In practice, this means co-created, community-led, landscape-scale NbS projects are often not considered “bankable” by venture capital investors. For those of us working with frontline communities to design these projects with climate resilience and social equity as our north stars, carbon credits are—and quite frankly will always be—simply one part of a wider value proposition. Our conception of ROI spans across time and includes intertwined gains in health, education, intergenerational well-being, climate resilience and biodiversity regeneration, not just carbon avoidance or removals.
The real constraint is not the quality or viability of these projects, but the availability of project finance that recognizes value beyond venture capital styled ROI metrics. Today, only a narrow slice of such initiatives meet these investment criteria. But if return expectations were recalibrated to reflect a more realistic, resilience-oriented view of value creation—one aligned with long-term planetary and social thresholds—a far greater proportion could become
investable. It begs the question: how many of today’s “unbankable” projects are actually viable, if we evolve our definition of ROI?
Reframing Value in Nature-based Solutions
To unlock the true power of NbS, we must move beyond the narrow logic of Return on Investment (ROI). Instead, we need to adopt a broader framework: Value Beyond Investment—also known as Shared Value (Porter & Kramer, 2011) or Blended Value (Emerson, 2003).
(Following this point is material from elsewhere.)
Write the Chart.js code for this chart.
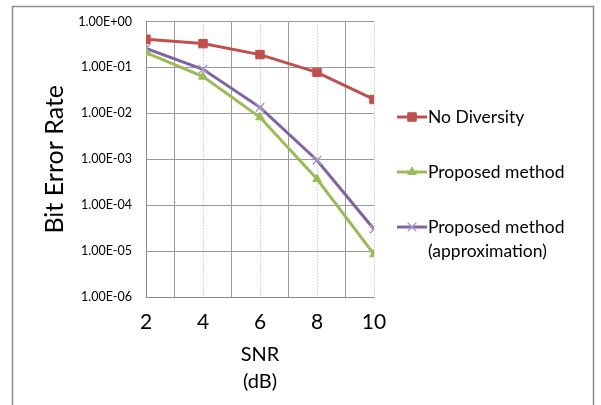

We ultimately need NbS financing models that account for layered value, spanning diverse revenue streams (such as carbon credits, agroforestry products, or sustainable forest yields) and a wide spectrum of benefits (including ecological regeneration, social cohesion, cultural continuity, and spiritual significance). Importantly, these models must acknowledge that not all forms of value are measurable in monetary terms, and nor should they have to be.
The High Road or the Low Road?
We stand at a crossroads: will Nature-based Solutions (NbS) in carbon markets follow the high road or the low road?
Without care, NbS risks becoming just another tool of extractive green capitalism – stripped of its deeper purpose and promise. To fulfil the potential of NbS as a vehicle for repair, regeneration, value creation, resilience and justice, we must consciously choose a different path.
Taking the high road means interrogating the dominant logic of financial ROI that governs so much of today’s carbon project finance landscape. It means asking not just what NbS can yield for investors, but what NbS can restore and create for communities, ecosystems, and future generations.
Communities aren’t simply delivery mechanisms for carbon credits. They are leaders and stewards in the climate transition. Let’s build a finance system that recognizes that — and meets them on their terms.
References:
Emerson, Jed. (2003). “The Blended Value Proposition: Integrating Social and Financial Returns,” California Management Review, Vol. 45, No. 4, pp. 35–51.
Porter, M. E., & Kramer, M. R. (2011). Creating Shared Value: How to Reinvent Capitalism—and Unleash a Wave of Innovation and Growth. Harvard Business Review, January–February 2011, 89(1/2), 62–77.